It has been proposed [4], [7] that a key reason in committing semantic errors is
a missing higher-level abstraction of the data. Tables, with their grid
framework, expose details and allow manipulation of underlying data. Therefore,
spread-sheets, as a computer-supported realization of tables, turn one’s attention
to data on a micro-level, failing to provide the big picture. Generally,
schematic diagrams or pictures abstract away and integrate the data, presenting
it holistically....
Ouch! Eighty-seven (87%) of spreadsheet errors are semantic! That signals that topic maps
have a role to play in a solution for spreadsheets, but that becomes even clearer
when you read:
Note that crossing a community boundary leaves the entire context - the
circumstances and settings in which a document is created and obtains its
specific meaning - behind. Researchers in the field of Human-Computer Interaction
(HCI) have focused in recent years on the context-of-use of software systems: user
experience issues often only arise in the concrete context in which a product is used.
Our approach for tackling the readability issue of spreadsheets is motivated
by this insight. Therefore we ask: what is the context of a spreadsheet document
and which role does it play for comprehension of spreadsheets? For an answer,
consider the following distinct contexts:
-
the context of the data itself,
-
the information context (implicit knowledge) of the author or the reader,
-
the event context of the author (the intention of the document as communication
tool) or the reader (the expectation towards the usefulness of the document),
-
the effect context (e.g. decision making based on the document).
Note that the clear distinction between authors and readers is only an analytical
one. We are well aware that authors turn into readers after a short while even
for their own documents and, vice versa, that the motivation of readers might consist
in searching for copy-able parts to author their very own spreadsheets. Nevertheless,
the context can be clearly distinguished where wide-impact, local boundary-leaving
spreadsheets are concerned.
Context isn't an unfamiliar idea in topic map circles. In (
Topic Maps Data Model):" the term "scope" was used to convey the context in which a statement was valid.
In relevant part that reads:
5.3.3 Scope
All statements have a scope. The scope represents the context within which a statement is valid. Outside the context represented
by the scope the statement is not known to be valid. Formally, a scope is composed
of a set of topics that together define the context. That is, the statement is known
to be valid only in contexts where all the subjects in the scope apply.
Note on Scope
The statement: "Formally, a scope is composed of a set of topics that together define
the context." is true for topic maps governed by the Topic Maps Data Model. Under Topic Maps Reference Model you can redefine scope to be disjoint if that is appropriate for your use case.

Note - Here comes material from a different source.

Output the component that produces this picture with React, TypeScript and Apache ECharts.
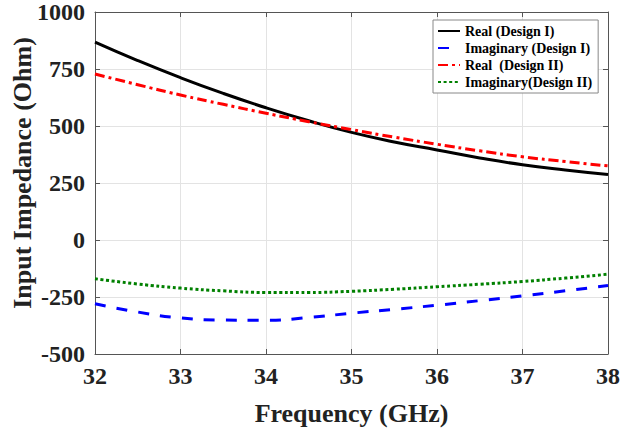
import React, { useEffect, useRef } from "react";
import * as echarts from "echarts";

const freq = [32, 32.5, 33, 33.5, 34, 34.5, 35, 35.5, 36, 36.5, 37, 37.5, 38];
const realD1 = [868, 787, 712, 643, 580, 523, 472, 430, 395, 360, 330, 307, 287];
const imagD1 = [-280, -316, -342, -351, -352, -340, -321, -304, -286, -266, -245, -223, -200];
const realD2 = [728, 681, 636, 595, 556, 519, 484, 451, 420, 391, 365, 344, 325];
const imagD2 = [-170, -193, -211, -223, -230, -230, -225, -216, -205, -194, -182, -167, -150];
const seriesNames = ["Real (Design I)", "Imaginary (Design I)", "Real  (Design II)", "Imaginary(Design II)"];

const FONT = "'Liberation Serif', 'Times New Roman', serif";

export default function App() {
  const ref = useRef<HTMLDivElement>(null);
  useEffect(() => {
    if (!ref.current) return;
    const chart = echarts.init(ref.current, undefined, { renderer: "svg" });
    const pts = (vals: number[]) => freq.map((f, i) => [f, vals[i]]);
    const axisLineColor = "#555";
    const gridColor = "#e3e3e3";
    chart.setOption({
      animation: false,
      backgroundColor: "#fff",
      grid: { left: 95, right: 14, top: 12, bottom: 74, containLabel: false, outerBoundsMode: "none" },
      legend: {
        orient: "vertical",
        left: 433,
        top: 20,
        itemWidth: 22,
        itemHeight: 10,
        itemGap: 3,
        padding: [4, 6, 4, 4],
        backgroundColor: "#fff",
        borderColor: "#888",
        borderWidth: 1,
        itemStyle: { opacity: 0 },
        textStyle: { fontFamily: FONT, fontWeight: "bold", fontSize: 14, color: "#000" },
        data: seriesNames,
      },
      xAxis: [
        {
          type: "value",
          min: 32,
          max: 38,
          interval: 1,
          name: "Frequency (GHz)",
          nameLocation: "middle",
          nameGap: 46,
          nameMoveOverlap: false,
          nameTextStyle: { fontFamily: FONT, fontWeight: "bold", fontSize: 26, color: "#222" },
          axisLine: { show: true, onZero: false, lineStyle: { color: axisLineColor, width: 1 } },
          axisTick: { show: true, inside: true, length: 5, lineStyle: { color: axisLineColor } },
          axisLabel: { fontFamily: FONT, fontWeight: "bold", fontSize: 24, color: "#222", margin: 10 },
          splitLine: { show: true, lineStyle: { color: gridColor, width: 1 } },
        },
        {
          type: "value",
          position: "top",
          min: 32,
          max: 38,
          interval: 1,
          axisLine: { show: true, onZero: false, lineStyle: { color: axisLineColor, width: 1 } },
          axisTick: { show: true, inside: true, length: 5, lineStyle: { color: axisLineColor } },
          axisLabel: { show: false },
          splitLine: { show: false },
        },
      ],
      yAxis: [
        {
          type: "value",
          min: -500,
          max: 1000,
          interval: 250,
          name: "Input Impedance (Ohm)",
          nameLocation: "middle",
          nameGap: 60,
          nameMoveOverlap: false,
          nameTextStyle: {
            fontFamily: FONT,
            fontWeight: "bold",
            fontSize: 26,
            color: "#222",
            padding: [0, 0, 0, 20],
          },
          axisLine: { show: true, onZero: false, lineStyle: { color: axisLineColor, width: 1 } },
          axisTick: { show: true, inside: true, length: 5, lineStyle: { color: axisLineColor } },
          axisLabel: {
            fontFamily: FONT,
            fontWeight: "bold",
            fontSize: 24,
            color: "#222",
            margin: 10,
            formatter: (v: number) => String(v),
          },
          splitLine: { show: true, lineStyle: { color: gridColor, width: 1 } },
        },
        {
          type: "value",
          position: "right",
          min: -500,
          max: 1000,
          interval: 250,
          axisLine: { show: true, onZero: false, lineStyle: { color: axisLineColor, width: 1 } },
          axisTick: { show: true, inside: true, length: 5, lineStyle: { color: axisLineColor } },
          axisLabel: { show: false },
          splitLine: { show: false },
        },
      ],
      series: [
        {
          name: seriesNames[0],
          type: "line",
          data: pts(realD1),
          smooth: true,
          showSymbol: false,
          symbol: "none",
          lineStyle: { color: "#000", width: 3, type: "solid" },
          itemStyle: { color: "#000" },
        },
        {
          name: seriesNames[1],
          type: "line",
          data: pts(imagD1),
          smooth: true,
          showSymbol: false,
          symbol: "none",
          lineStyle: { color: "#0000ff", width: 3, type: [11, 11] },
          itemStyle: { color: "#0000ff" },
        },
        {
          name: seriesNames[2],
          type: "line",
          data: pts(realD2),
          smooth: true,
          showSymbol: false,
          symbol: "none",
          lineStyle: { color: "#ff0000", width: 3, type: [10, 4, 3, 4] },
          itemStyle: { color: "#ff0000" },
        },
        {
          name: seriesNames[3],
          type: "line",
          data: pts(imagD2),
          smooth: true,
          showSymbol: false,
          symbol: "none",
          lineStyle: { color: "#008000", width: 3, type: [3, 2.6] },
          itemStyle: { color: "#008000" },
        },
      ],
    });
    return () => chart.dispose();
  }, []);
  return <div ref={ref} style={{ width: 622, height: 428, position: "absolute", left: 0, top: 0 }} />;
}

The authors find there are twelve dimensions to be explored for context:
-
Statement
-
Rephrasing
-
Definition
-
By-Example
-
Evaluation
-
Significance
-
Purpose
-
Organization
-
Provenance
-
Formula
-
History
-
Other
The authors ultimately conclude:
In general, the readers missed out on a lot of context dimensions, therefore
making the case for assistance systems for spreadsheet comprehension.
Everyone appears to agree that:
Spreadsheets Woes
-
Spreadsheets have numerous errors
-
Spreadsheets have semantic errors
-
Spreadsheets lack documentation
-
Spreadsheets have complex relationships
-
Spreadsheets have complex semantics
-
Spreadsheets errors can damage enterprises and economies
From the examples and literature, a case has been made for
...assistive systems for spreadsheet comprehension
but questions remain about how to fashion such a system?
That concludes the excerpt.